Christmas used to be my favorite time of year. It really did. I guess its still up there in terms of holidays. But its not really the same.
I don't really feel that family togetherness anymore. Coming from a divorced family i guess i never really did. But Christmas always made it seem...Well it was better. And now that I'm bitter and old. And now that the family is smaller. And the holiday is even more commercialized. I find myself thinking more and more what the fucks the point?
For the last few years we've been doing this stupid ass secret Santa thing. Apparently we're on a budget. Anyway to me this totally defeats the purpose of the holiday. This is not the spirit of Christmas. This is not the spirit of anything! This is the spirit of cheapness. Maybe.
Perhaps its just my nature. I like giving gifts. Mainly cause i don't really need anything myself. And well it makes me happy to, so i guess its a little selfish. Plus i like to think of myself as a good gift giver. That might not be the case but well who knows.
Ive come to the conclusion though in the last few months that I'm going to focus Christmas mainly on my friends now. I mean lets face it. I'm not married. And I sure as hell don't want a family of my own anytime soon. So who else is there for me to splurge idiotic amounts of money on? You guys!

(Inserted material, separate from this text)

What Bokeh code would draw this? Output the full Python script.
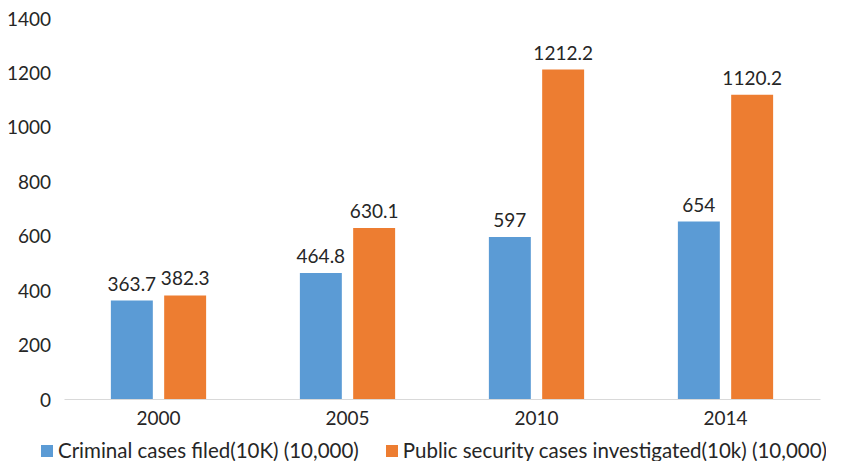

But what about those friends you haven't really known all that long or feel all that connected to. Well okay there's a connection sure but you all know what i mean. Whats the etiquette for gift giving? Nothing pisses me off more when i tell someone I'm going to get them something and they respond "oh you don't have to get me anything". Really? No fuck. That's kinda the point. Its a gift. Nobody has to give you a gift. Gifts are given on the sole purpose that someone wants to do something nice for you. So shut up you ass.
I guess in the end gifts are a judgement call. Both by me and my visa bill. Regardless theres going to be a few new names in the Christmas pile this year. Gifts will be given so help me god. Course by the 24th I may just say fuck it all and everyone might get a varity of alchol. Until then though Im actually going to put some thought into it. I swear.
Current Comic: Strangers in paradise-Terry Moore
Current Music: Phil Collins-In the air tonight.